Yes, of course there is our response to the gospel message. But this is not, ultimately, what saves us. The saving work is Jesus’ death and resurrection. And when Paul talks about saving faith, it’s Jesus’ saving faithfulness that takes pride of place:
However, we know that a person isn’t made righteous by the works of the Law but rather through the faithfulness of Jesus Christ. We ourselves believed in Christ Jesus so that we could be made righteous by the faithfulness of Christ and not by the works of the Law—because no one will be made righteous by the works of the Law. (Galatians 2:16, CEB)
One of the most important dynamics of the biblical story that they hammer into your head in seminary is that “indicative” precedes “imperative.” That is to say, what God does for us always comes before what God asks of us.
But it’s more specific than this. The indicative not only precedes, it also sets the trajectory for the content of what is to follow. It becomes the narrative that people expect to see repeated.
The saving story of the cross writes the script for subsequent generations of disciples: “take up your cross and follow me.”
In Paul’s letters it is no different. Paul does not write to the churches about the death and resurrection of Jesus in order to get them to think the right things. He writes these letters to get them to be faithful to the God and Father of Jesus in the same way that Jesus himself was: a crucifixion of the flesh with its passions and desires, laying down their lives so that the people around them might find life.
From Faith to Trust
The sharper image that has developed over the past several years has been to move from thinking of “faith” as “belief” to thinking of faith as “trust.”

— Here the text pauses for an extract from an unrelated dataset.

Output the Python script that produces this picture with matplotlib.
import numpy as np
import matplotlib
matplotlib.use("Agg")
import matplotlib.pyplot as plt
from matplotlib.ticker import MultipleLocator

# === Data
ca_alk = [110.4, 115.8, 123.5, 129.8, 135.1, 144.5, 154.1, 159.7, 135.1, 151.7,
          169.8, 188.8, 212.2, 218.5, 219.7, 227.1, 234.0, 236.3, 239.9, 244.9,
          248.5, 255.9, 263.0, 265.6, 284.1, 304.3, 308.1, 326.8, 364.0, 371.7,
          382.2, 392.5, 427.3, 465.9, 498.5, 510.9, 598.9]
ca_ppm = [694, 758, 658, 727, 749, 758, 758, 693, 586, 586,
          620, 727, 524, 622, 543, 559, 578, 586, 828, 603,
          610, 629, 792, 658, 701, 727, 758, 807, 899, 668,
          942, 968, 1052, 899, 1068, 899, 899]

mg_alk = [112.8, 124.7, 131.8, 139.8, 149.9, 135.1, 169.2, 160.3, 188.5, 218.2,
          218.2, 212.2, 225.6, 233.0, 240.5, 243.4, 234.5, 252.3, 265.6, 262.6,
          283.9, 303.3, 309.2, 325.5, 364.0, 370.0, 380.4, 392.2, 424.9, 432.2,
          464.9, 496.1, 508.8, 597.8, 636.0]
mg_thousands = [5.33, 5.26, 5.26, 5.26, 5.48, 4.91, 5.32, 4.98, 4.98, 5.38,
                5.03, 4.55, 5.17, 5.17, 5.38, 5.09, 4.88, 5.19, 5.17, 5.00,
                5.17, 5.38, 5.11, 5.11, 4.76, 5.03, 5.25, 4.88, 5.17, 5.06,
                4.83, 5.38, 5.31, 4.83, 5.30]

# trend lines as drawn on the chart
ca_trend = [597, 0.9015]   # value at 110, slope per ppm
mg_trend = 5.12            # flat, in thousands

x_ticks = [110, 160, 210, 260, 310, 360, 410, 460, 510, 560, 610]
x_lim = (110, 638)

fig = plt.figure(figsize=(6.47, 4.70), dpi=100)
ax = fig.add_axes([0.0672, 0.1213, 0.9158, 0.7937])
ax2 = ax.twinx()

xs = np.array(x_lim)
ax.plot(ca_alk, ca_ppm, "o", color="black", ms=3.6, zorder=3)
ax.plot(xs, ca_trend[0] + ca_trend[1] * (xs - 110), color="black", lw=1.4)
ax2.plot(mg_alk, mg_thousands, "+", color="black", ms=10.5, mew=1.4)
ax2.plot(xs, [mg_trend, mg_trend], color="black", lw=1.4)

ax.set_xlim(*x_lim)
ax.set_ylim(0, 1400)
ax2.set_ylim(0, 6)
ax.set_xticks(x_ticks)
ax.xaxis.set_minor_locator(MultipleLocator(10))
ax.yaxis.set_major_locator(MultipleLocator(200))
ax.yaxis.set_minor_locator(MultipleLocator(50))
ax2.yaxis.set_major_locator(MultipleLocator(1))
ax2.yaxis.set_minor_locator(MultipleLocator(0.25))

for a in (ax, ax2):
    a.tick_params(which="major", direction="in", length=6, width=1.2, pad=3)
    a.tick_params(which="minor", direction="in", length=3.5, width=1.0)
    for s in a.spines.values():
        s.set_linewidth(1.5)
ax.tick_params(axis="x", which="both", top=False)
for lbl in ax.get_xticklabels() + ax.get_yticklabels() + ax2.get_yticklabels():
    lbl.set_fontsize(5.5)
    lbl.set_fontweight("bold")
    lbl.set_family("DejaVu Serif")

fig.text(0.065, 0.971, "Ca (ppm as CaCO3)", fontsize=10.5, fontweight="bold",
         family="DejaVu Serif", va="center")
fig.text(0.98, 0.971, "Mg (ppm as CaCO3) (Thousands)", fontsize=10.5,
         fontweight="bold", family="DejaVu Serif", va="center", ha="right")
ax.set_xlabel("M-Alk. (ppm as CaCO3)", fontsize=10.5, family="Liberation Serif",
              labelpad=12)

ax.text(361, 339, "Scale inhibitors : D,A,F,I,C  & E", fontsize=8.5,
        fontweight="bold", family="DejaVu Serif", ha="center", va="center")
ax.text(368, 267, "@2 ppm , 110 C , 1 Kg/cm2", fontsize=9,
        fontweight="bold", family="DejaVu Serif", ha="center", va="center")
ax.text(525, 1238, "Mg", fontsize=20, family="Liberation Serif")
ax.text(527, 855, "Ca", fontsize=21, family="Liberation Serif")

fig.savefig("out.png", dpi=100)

The impetus for this particular rendering of our Christian vocation came from Romans 3. There, Paul is starting to get into the weeds a bit about the implications of Israel’s failure to respond to Jesus as Messiah. Here Paul plays with the Greek word pistis. We typically translate this “faith,” but it won’t quite work here. Take a look:
First, they were entrusted (episteuthesan) with the oracles of God. What then? If some of them failed in their trust (episteusan, or “were faithless”) their failure of trust (apistia, “faithlessness“) will not nullify God’s trustworthiness (pistis, “faithfulness”), will it?
The question Paul is wrestling with here is, Can God be trusted? Is God trustworthy? Alternatively, we might see this as, Is God faithful?

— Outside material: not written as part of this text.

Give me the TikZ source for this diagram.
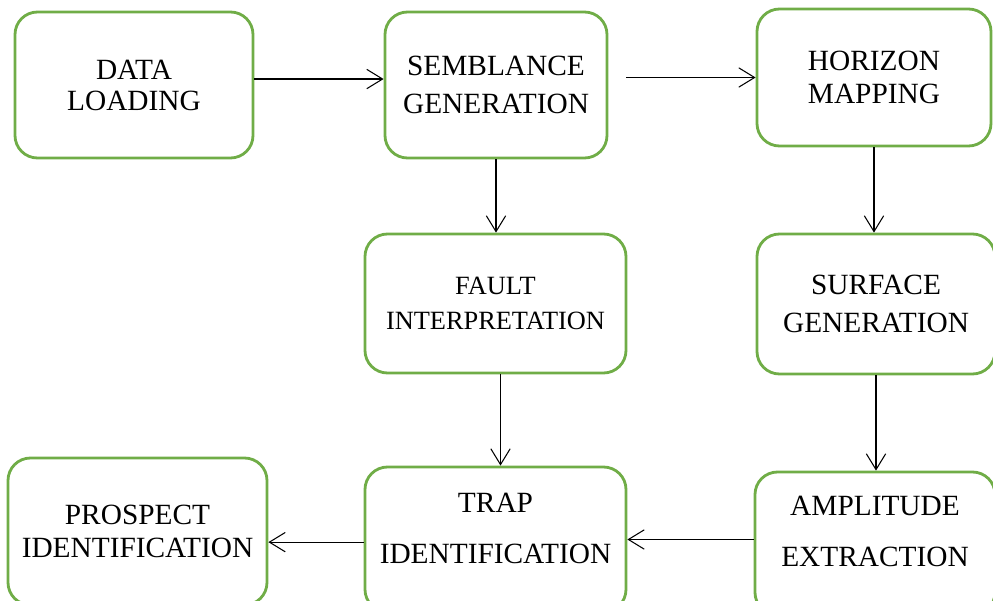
\documentclass[tikz,border=0pt]{standalone}
\usepackage{fontspec}
\setmainfont{Liberation Serif}
\usepackage{tikz}
\usetikzlibrary{arrows.meta}
\definecolor{vert}{RGB}{112,173,71}

\begin{document}
\begin{tikzpicture}[>={Straight Barb[length=9pt,width=11pt]},
boite/.style={draw=vert, line width=1.6pt, rounded corners=0.45cm, align=center, inner sep=0pt,
  font=\fontsize{16.7}{19}\selectfont},
fleche/.style={->, line width=0.6pt}]
\path[use as bounding box, clip] (0,0) rectangle (19.86,12);

\node[boite, minimum width=4.76cm, minimum height=2.92cm] (data) at (2.68,10.30) {DATA\\[-1.4pt]LOADING};
\node[boite, minimum width=4.44cm, minimum height=2.92cm] (semb) at (9.92,10.30) {SEMBLANCE\\[2.5pt]GENERATION};
\node[boite, minimum width=4.68cm, minimum height=2.74cm] (hori) at (17.48,10.45) {HORIZON\\MAPPING};
\node[boite, minimum width=5.22cm, minimum height=2.78cm, font=\fontsize{15}{19}\selectfont] (faul) at (9.91,5.93) {FAULT\\[1pt]INTERPRETATION};
\node[boite, minimum width=4.76cm, minimum height=2.80cm] (surf) at (17.52,5.92) {SURFACE\\[2.5pt]GENERATION};
\node[boite, minimum width=5.18cm, minimum height=2.94cm] (pros) at (2.75,1.37) {PROSPECT\\IDENTIFICATION};
\node[boite, minimum width=5.22cm, minimum height=2.90cm, text depth=12.5pt] (trap) at (9.91,1.21) {TRAP\\[10pt]IDENTIFICATION};
\node[boite, minimum width=4.80cm, minimum height=2.86cm, text depth=13.6pt] (ampl) at (17.50,1.13) {AMPLITUDE\\[10pt]EXTRACTION};

\draw[fleche] ([yshift=3.4pt]data.east) -- ([yshift=3.4pt]semb.west);
\draw[fleche] ([xshift=0.36cm]semb.east |- hori.west) -- (hori.west);
\draw[fleche] (semb.south) -- (semb.south |- faul.north);
\draw[fleche] (hori.south) -- (hori.south |- surf.north);
\draw[fleche] ([xshift=0.1cm]faul.south) -- ([xshift=0.1cm]faul.south |- trap.north);
\draw[fleche] (surf.south) -- (surf.south |- ampl.north);
\draw[fleche] (ampl.west |- trap.east) -- (trap.east);
\draw[fleche] ([yshift=-1.5pt]trap.west) -- ([yshift=-1.5pt]trap.west -| pros.east);

\end{tikzpicture}
\end{document}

God’s own mission in the Gospel is to find a people whose willingness to entrust themselves to God matches God’s willing to entrust himself to them.
(I know that this is true because at the end of that last sentence my word count was 777.)
From Reformed to Reforming
The Reformation was built on “justification by faith alone” as one of its key rallying cries.
I’ve always had an ambivalent relationship with the Reformation. I have been more committed to its mode of theologizing than its theological results. Give me the Bible and Jesus and my brain and my understanding of history and my community. But don’t think I’ll “honor” the Reformers by saying what they said, thereby setting them up as the very sorts of ecclesiastical authorities they worked so hard to throw off.
In fact, what I have found is that the dangerous game of defining ourselves by “thinking the right things about God,” a temptation that has haunted the church almost from its inception, has been deadly (literally and figuratively) across the centuries. It is the mistaken understanding of the gospel that leads to such lethal mistakes as the Wheaton College Larycia Hawkins fiasco.
Going back to the Paul whose writings sowed the seed for “faith alone,” I have discovered that the heart of the human response to the message of Jesus is not believing that it happened, but entrusting ourselves to that story, to that God, to that God’s way of saving, to that savior’s way of being fully human.
So when I stand up on Sunday mornings and recite the Creeds, I do a little translation in my head. While everyone else is saying, “I believe…” I am saying by my words, “I entrust myself to God the Father Almighty… and to Jesus Christ his only Son our Lord… I entrust myself to the Holy Spirit…”
Because, in the end, thinking the right things is not what God is after.